Required task:
Please write out the lines of the data exactly, beginning with the first and ending with the line containing "from matplotlib.lines import Line2D"; leave the pictures behind.

____

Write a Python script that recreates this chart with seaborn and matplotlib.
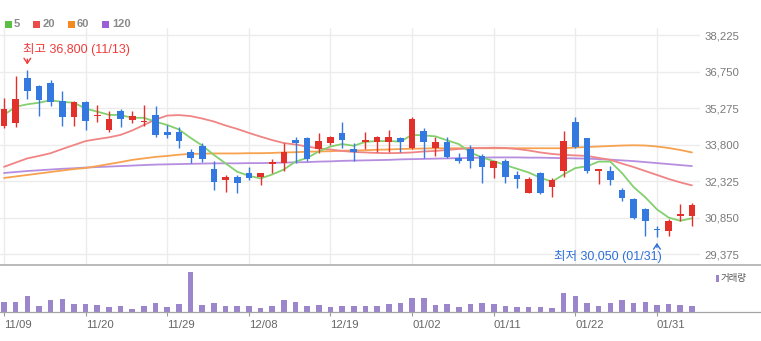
import numpy as np
import pandas as pd
import matplotlib
matplotlib.use("Agg")
import matplotlib.pyplot as plt
import seaborn as sns
from matplotlib.patches import Rectangle
from matplotlib.lines import Line2D

# ---------------- data ----------------
dates = ["2023-11-09", "2023-11-10", "2023-11-13", "2023-11-14", "2023-11-15", "2023-11-16",
         "2023-11-17", "2023-11-20", "2023-11-21", "2023-11-22", "2023-11-23", "2023-11-24",
         "2023-11-27", "2023-11-28", "2023-11-29", "2023-11-30", "2023-12-01", "2023-12-04",
         "2023-12-05", "2023-12-06", "2023-12-07", "2023-12-08", "2023-12-11", "2023-12-12",
         "2023-12-13", "2023-12-14", "2023-12-15", "2023-12-18", "2023-12-19", "2023-12-20",
         "2023-12-21", "2023-12-22", "2023-12-26", "2023-12-27", "2023-12-28", "2024-01-02",
         "2024-01-03", "2024-01-04", "2024-01-05", "2024-01-08", "2024-01-09", "2024-01-10",
         "2024-01-11", "2024-01-12", "2024-01-15", "2024-01-16", "2024-01-17", "2024-01-18",
         "2024-01-19", "2024-01-22", "2024-01-23", "2024-01-24", "2024-01-25", "2024-01-26",
         "2024-01-29", "2024-01-30", "2024-01-31", "2024-02-01", "2024-02-02", "2024-02-05"]

opens = [34550, 34650, 36500, 36150, 36300, 35550, 34900, 35500, 34950, 34400,
         35150, 34800, 34700, 35000, 34300, 34300, 33500, 33750, 32800, 32350,
         32500, 32650, 32500, 33000, 33050, 34000, 34050, 33600, 33850, 34250,
         33600, 33900, 33900, 33900, 34050, 33650, 34350, 33650, 33900, 33250,
         33600, 33350, 32850, 33150, 32550, 31850, 32650, 32100, 32750, 34700,
         34050, 32750, 32750, 31950, 31600, 31200, 30400, 30300, 30900, 30900]
highs = [35700, 36550, 36800, 36200, 36400, 35950, 35550, 35550, 35400, 35150,
         35250, 35150, 35400, 35350, 34600, 34500, 33600, 33850, 33150, 32550,
         32550, 32900, 32650, 33200, 33850, 34100, 34100, 34250, 34150, 34700,
         33850, 34300, 34150, 34400, 34100, 34900, 34450, 34100, 34100, 33450,
         33800, 33400, 33150, 33200, 32750, 32500, 32700, 32450, 34350, 34900,
         34050, 32800, 32950, 32050, 31650, 31250, 30500, 30800, 31400, 31450]
lows = [34450, 34500, 35650, 34950, 35350, 34550, 34550, 34400, 34700, 34300,
        34500, 34650, 34550, 34100, 34050, 33650, 33050, 33100, 31950, 31900,
        31850, 32350, 32150, 32650, 32750, 33050, 33150, 33450, 33800, 33650,
        33150, 33600, 33500, 33500, 33500, 33600, 33250, 33350, 33250, 33050,
        32850, 32250, 32450, 32250, 32050, 31850, 31800, 31700, 32500, 33650,
        32650, 32200, 32150, 31500, 30800, 30100, 30050, 30100, 30700, 30500]
closes = [35250, 35650, 35950, 35600, 35500, 34900, 35500, 34750, 35000, 34850,
          34850, 34950, 34750, 34200, 34200, 33950, 33250, 33200, 32300, 32500,
          32250, 32450, 32650, 33100, 33500, 33850, 33200, 33950, 34100, 34000,
          33500, 34000, 34100, 34100, 33900, 34850, 33900, 33900, 33300, 33150,
          33150, 32900, 33150, 32500, 32400, 32400, 31850, 32350, 33950, 33700,
          32750, 32800, 32350, 31650, 30850, 30700, 30350, 30700, 31000, 31350]
# closes of the 4 sessions before the first shown day (for the 5-day average)
prior_closes = [33975, 35465, 35275, 35000]

volume = [310, 310, 490, 180, 350, 380, 250, 250, 220, 150,
          180, 90, 180, 280, 150, 250, 1200, 220, 280, 180,
          180, 180, 110, 180, 350, 310, 180, 220, 150, 180,
          180, 180, 180, 250, 280, 420, 420, 220, 250, 150,
          250, 280, 250, 180, 150, 150, 150, 110, 580, 490,
          280, 180, 280, 350, 280, 310, 220, 250, 220, 180]

ma20 = [32900, 33070, 33240, 33340, 33450, 33620, 33780, 33940, 34020, 34090,
        34190, 34370, 34590, 34810, 34970, 34990, 34950, 34850, 34730, 34570,
        34430, 34270, 34120, 33980, 33860, 33800, 33720, 33640, 33600, 33540,
        33500, 33480, 33460, 33450, 33460, 33480, 33520, 33540, 33580, 33620,
        33650, 33660, 33670, 33660, 33620, 33560, 33480, 33420, 33380, 33360,
        33340, 33260, 33180, 33030, 32890, 32730, 32570, 32410, 32270, 32150]
ma60 = [32450, 32510, 32570, 32630, 32690, 32750, 32810, 32850, 32930, 33010,
        33090, 33180, 33240, 33300, 33340, 33390, 33420, 33430, 33440, 33440,
        33440, 33450, 33450, 33460, 33480, 33490, 33510, 33520, 33530, 33550,
        33560, 33570, 33590, 33600, 33620, 33630, 33640, 33650, 33650, 33650,
        33650, 33650, 33650, 33650, 33650, 33650, 33650, 33650, 33650, 33680,
        33700, 33720, 33740, 33760, 33770, 33760, 33720, 33660, 33580, 33480]
ma120 = [32650, 32690, 32730, 32760, 32790, 32820, 32840, 32870, 32890, 32910,
         32930, 32950, 32970, 32990, 33000, 33010, 33020, 33030, 33040, 33040,
         33040, 33050, 33050, 33060, 33070, 33080, 33090, 33110, 33120, 33140,
         33150, 33160, 33170, 33180, 33200, 33210, 33220, 33230, 33240, 33250,
         33260, 33270, 33280, 33280, 33280, 33270, 33270, 33260, 33250, 33240,
         33230, 33210, 33190, 33160, 33130, 33090, 33050, 33010, 32970, 32930]

price_ticks = [38225, 36750, 35275, 33800, 32325, 30850, 29375]
date_tick_step = 7
legend_labels = ["5", "20", "60", "120"]
volume_label = "거래량"

# ---------------- styling ----------------
RED = "#e2312b"
BLUE = "#3479e0"
MA_COLORS = {"ma5": "#84d06e", "ma20": "#f08585", "ma60": "#f7a24f", "ma120": "#b68ee0"}
LEG_COLORS = ["#5bbf45", "#ec4b4b", "#f4891f", "#9b5fd6"]
VOL_COLOR = "#9c86cb"
GRID = "#ececec"

sns.set_theme(style="white")
plt.rcParams["font.family"] = ["Liberation Sans", "Noto Sans CJK KR", "DejaVu Sans"]

df = pd.DataFrame({
    "idx": np.arange(len(dates)),
    "date": pd.to_datetime(dates),
    "open": opens, "high": highs, "low": lows, "close": closes,
    "volume": volume, "ma20": ma20, "ma60": ma60, "ma120": ma120,
})
ext = pd.Series(prior_closes + closes, dtype=float)
df["ma5"] = ext.rolling(5).mean().iloc[len(prior_closes):].to_numpy()

W, H = 761, 341
fig = plt.figure(figsize=(W / 100, H / 100), dpi=100)
fx = lambda px: px / W
fy = lambda py: 1 - py / H

ax = fig.add_axes([0, fy(265), fx(700), (265 - 28) / H])
axv = fig.add_axes([0, fy(312), fx(700), (312 - 265) / H])

xlim = (-4 / 11.66, 696 / 11.66)
tick_idx = list(range(0, len(dates), date_tick_step))

# moving averages (under the candles)
for key in ["ma120", "ma60", "ma20", "ma5"]:
    sns.lineplot(data=df, x="idx", y=key, color=MA_COLORS[key], lw=1.3, ax=ax,
                 zorder=2, legend=False)

# candles
up = df["close"] >= df["open"]
colors = np.where(up, RED, BLUE)
ax.vlines(df["idx"], df["low"], df["high"], colors=colors, lw=1.0, zorder=3)
body_bottom = np.minimum(df["open"], df["close"])
body_h = np.maximum((df["close"] - df["open"]).abs(), 45)
ax.bar(df["idx"], body_h, bottom=body_bottom, width=0.57, color=colors,
       linewidth=0, zorder=4)

ax.set_xlim(*xlim)
ax.set_ylim(28933, 38508)
ax.set_yticks(price_ticks)
ax.set_yticklabels([f"{v:,}" for v in price_ticks])
ax.yaxis.tick_right()
ax.tick_params(axis="y", length=0, pad=3, labelsize=8.2, labelcolor="#7a7a7a")
ax.set_xticks(tick_idx)
ax.tick_params(axis="x", length=0, labelbottom=False)
ax.grid(True, color=GRID, lw=1.0)
ax.set_axisbelow(True)
ax.set_xlabel("")
ax.set_ylabel("")
for s in ax.spines.values():
    s.set_visible(False)

# high / low annotations
imax = int(df["high"].idxmax())
hi = df["high"].iloc[imax]
ax.text(imax - 0.37, hi + 820, f"최고 {hi:,} ({df['date'].iloc[imax]:%m/%d})",
        color="#f03b3b", fontsize=9, ha="left", va="center", zorder=6)
ax.annotate("", xy=(imax, hi + 120), xytext=(imax, hi + 560),
            arrowprops=dict(arrowstyle="->,head_length=0.3,head_width=0.2",
                            color="#f03b3b", lw=1.0), zorder=6)
imin = int(df["low"].idxmin())
lo = df["low"].iloc[imin]
ax.text(imin + 0.43, lo - 790, f"최저 {lo:,} ({df['date'].iloc[imin]:%m/%d})",
        color="#2d6fd8", fontsize=9, ha="right", va="center", zorder=6)
ax.annotate("", xy=(imin, lo - 110), xytext=(imin, lo - 520),
            arrowprops=dict(arrowstyle="->,head_length=0.3,head_width=0.2",
                            color="#2d6fd8", lw=1.0), zorder=6)

# volume
sns.barplot(data=df, x="idx", y="volume", native_scale=True, width=0.48,
            color=VOL_COLOR, saturation=1, linewidth=0, ax=axv, errorbar=None)
axv.set_xlim(*xlim)
axv.set_ylim(0, 1410)
axv.set_yticks([])
axv.set_xticks(tick_idx)
axv.set_xticklabels([f"{d:%m/%d}" for d in df["date"].iloc[tick_idx]], ha="left")
axv.tick_params(axis="x", length=3, width=0.8, color="#9a9a9a", pad=3,
                labelsize=8.2, labelcolor="#666666", bottom=True)
axv.set_xlabel("")
axv.set_ylabel("")
axv.grid(False)
for s in axv.spines.values():
    s.set_visible(False)

# separators
fig.add_artist(Line2D([0, 1], [fy(265), fy(265)], color="#b4b4b4", lw=1.3))
fig.add_artist(Line2D([0, 1], [fy(312), fy(312)], color="#a5a5a5", lw=0.9))

# legend of moving averages
sq_x = [5, 33, 68, 102]
tx_x = [14, 43, 77, 112]
for sx, tx, c, lab in zip(sq_x, tx_x, LEG_COLORS, legend_labels):
    fig.add_artist(Rectangle((fx(sx), fy(27.5)), 7 / W, 7 / H, color=c,
                             transform=fig.transFigure, lw=0))
    fig.text(fx(tx), fy(24.2), lab, fontsize=8, fontweight="bold",
             color="#8a8a8a", ha="left", va="center")

# volume legend
fig.add_artist(Rectangle((fx(716), fy(282)), 2.5 / W, 7 / H, color=VOL_COLOR,
                         transform=fig.transFigure, lw=0))
fig.text(fx(721), fy(278.5), volume_label, fontsize=6.8, color="#555555",
         ha="left", va="center")

fig.savefig("out.png", dpi=100)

____

Solution to this problem:
Write a Python script that recreates this chart with seaborn and matplotlib.
import numpy as np
import pandas as pd
import matplotlib
matplotlib.use("Agg")
import matplotlib.pyplot as plt
import seaborn as sns
from matplotlib.patches import Rectangle
from matplotlib.lines import Line2D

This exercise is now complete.